"Oh, good. You're here, Lisa," Peter said, flashing me a smile of relief. "You're great with kids. Can you help me with this?"

"What have we here?" I asked.

A young boy of about six with soft brown hair and lots of freckles was curled up into a tight ball, his thin arms holding his belly, tears wetting his face and shirt as he wailed with pain. His mother, a young brunette, gripped the stretcher rails with white knuckles and chewed her lower lip helplessly.

"Kurt was fine until an hour ago when he said his stomach hurt," the mother said, sizing me up, uncertainty in her brown eyes.

I knew that look. Why am I talking to you and not the doctor? it said.

It was entirely my fault. I've always looked younger than my age of twenty-one. No complaint here, but this was the medical profession. Credentials on the wall and silver in your hair went a long way with patients. But one thing I've learned: Don't judge their judgment. Just do what you have to do.

"Kurt," I said, stroking the child's damp forehead. "Is that your name, honey?"

At my touch, Kurt opened his eyes. His big, brown, trusting eyes studied mine, unknowingly opening the window of his soul to me. Our souls bonded and he was mine. Calmness came over the boy's face and his crying stopped.

"Now can you show me where it hurts, Kurt?"

His eyes fixed on me with wonderment and curiosity, Kurt uncurled his arms and pointed to a spot above his belly button. "It hurts here," he said in a clear, high voice.

I touched the spot.

Kurt tensed, but didn't resist. "It hurts when you touch it," he said, tears spiking his long lashes.

"I'll be very gentle," I promised, and placed the heart of my palm over his abdomen.

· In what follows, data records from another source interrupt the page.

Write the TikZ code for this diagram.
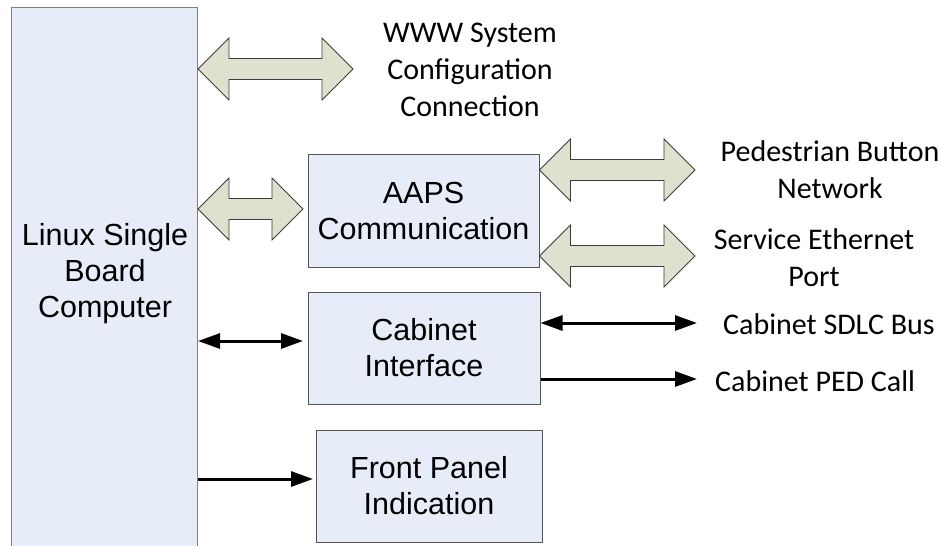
\documentclass[tikz,border=0pt]{standalone}
\usepackage{fontspec}
\setmainfont{Liberation Sans}
\newfontfamily\labelfont{Carlito}
\usetikzlibrary{arrows.meta, positioning, calc}
\definecolor{boxfill}{RGB}{231,237,248}
\definecolor{boxline}{RGB}{85,85,85}
\definecolor{busfill}{RGB}{222,225,205}
\definecolor{busline}{RGB}{60,60,60}

\begin{document}
\begin{tikzpicture}[x=1pt, y=-1pt,
      block/.style={rectangle, draw=boxline, fill=boxfill, line width=1pt, inner sep=0pt, align=center, font=\fontsize{30.5}{36}\selectfont},
      blocktext/.style={inner sep=0pt, align=center, font=\fontsize{30.5}{36}\selectfont},
      lbl/.style={inner sep=0pt, align=center, font=\labelfont\fontsize{30}{37}\selectfont},
      bus/.style={draw=busline, fill=busfill, line width=0.8pt, line join=miter,
        to path={let \p1=(\tikztostart), \p2=(\tikztotarget) in
          (\x1,\y1) -- (\x1+31pt,\y1+31pt) -- (\x1+31pt,\y1+10.5pt) -- (\x2-31pt,\y1+10.5pt)
          -- (\x2-31pt,\y1+31pt) -- (\x2,\y1) -- (\x2-31pt,\y1-31pt) -- (\x2-31pt,\y1-10.5pt)
          -- (\x1+31pt,\y1-10.5pt) -- (\x1+31pt,\y1-31pt) -- cycle}},
      arrow/.style={line width=3pt, -{Triangle[length=22pt,width=15pt]}},
      darrow/.style={line width=3pt, {Triangle[length=22pt,width=15pt]}-{Triangle[length=22pt,width=15pt]}}
    ]
    \clip (0,0) rectangle (948,546);

    % Blocks
    \node[block, draw=gray, anchor=north west, minimum width=186pt, minimum height=560pt] (lsbc) at (11,7) {};
    \node[blocktext] (lsbclabel) at (105,274) {Linux Single\\Board\\Computer};
    \node[block, minimum width=231pt, minimum height=113pt] (aaps) at (423.5,210.5) {AAPS\\Communication};
    \node[block, minimum width=232pt, minimum height=112pt] (cab) at (424,348) {Cabinet\\Interface};
    \node[block, minimum width=226pt, minimum height=112pt] (front) at (429,486) {Front Panel\\Indication};

    % Labels
    \node[lbl] (www) at (470,70) {WWW System\\Configuration\\Connection};
    \node[lbl] (ped) at (830,170) {Pedestrian Button\\Network};
    \node[lbl] (eth) at (814,258) {Service Ethernet\\Port};
    \node[lbl, anchor=west] (sdlc) at (723,324) {Cabinet SDLC Bus};
    \node[lbl, anchor=west] (pedcall) at (715,381) {Cabinet PED Call};

    % Free ends
    \coordinate (wwwend) at (353,69);
    \coordinate (aapsin) at (303,209);
    \coordinate (pedend) at (695,170);
    \coordinate (ethend) at (695,256);
    \coordinate (cabin) at (303,341);
    \coordinate (sdlcend) at (697,323);
    \coordinate (callend) at (697,379);
    \coordinate (frontin) at (313,479);

    % Buses
    \draw[bus] (lsbc.east |- wwwend) to (wwwend);
    \draw[bus] (lsbc.east |- aapsin) to (aapsin);
    \draw[bus] (aaps.east |- pedend) to (pedend);
    \draw[bus] (aaps.east |- ethend) to (ethend);

    % Signals
    \draw[darrow] (lsbc.east |- cabin) -- (cabin);
    \draw[darrow] (cab.east |- sdlcend) -- (sdlcend);
    \draw[arrow] (cab.east |- callend) -- (callend);
    \draw[arrow] (lsbc.east |- frontin) -- (frontin);
  \end{tikzpicture}
\end{document}
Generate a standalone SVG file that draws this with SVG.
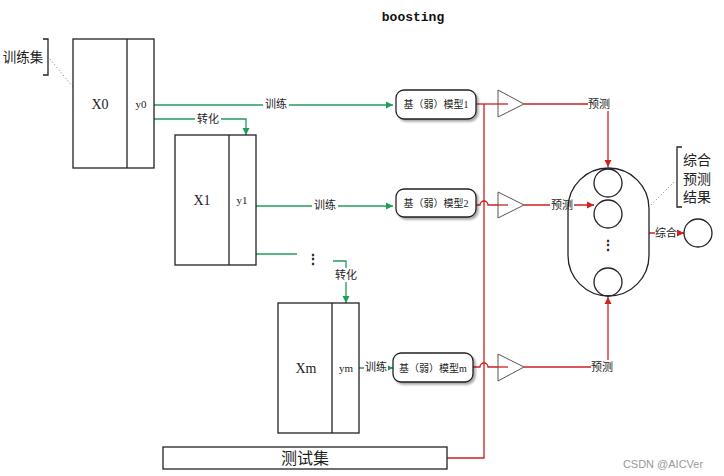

The power within me stirred, coming to the fore from the depths within, taking over me entirely as if I was merely a vehicle through which it channeled itself into the world. When the boy opened the window of his soul, it was really the eye of my power that gazed through my lenses and reached out to the child. It came forward at the call of pain, not at the urging of my will—a cycle of energy that stirred from its root within me but could only be completed by the beckoning of another.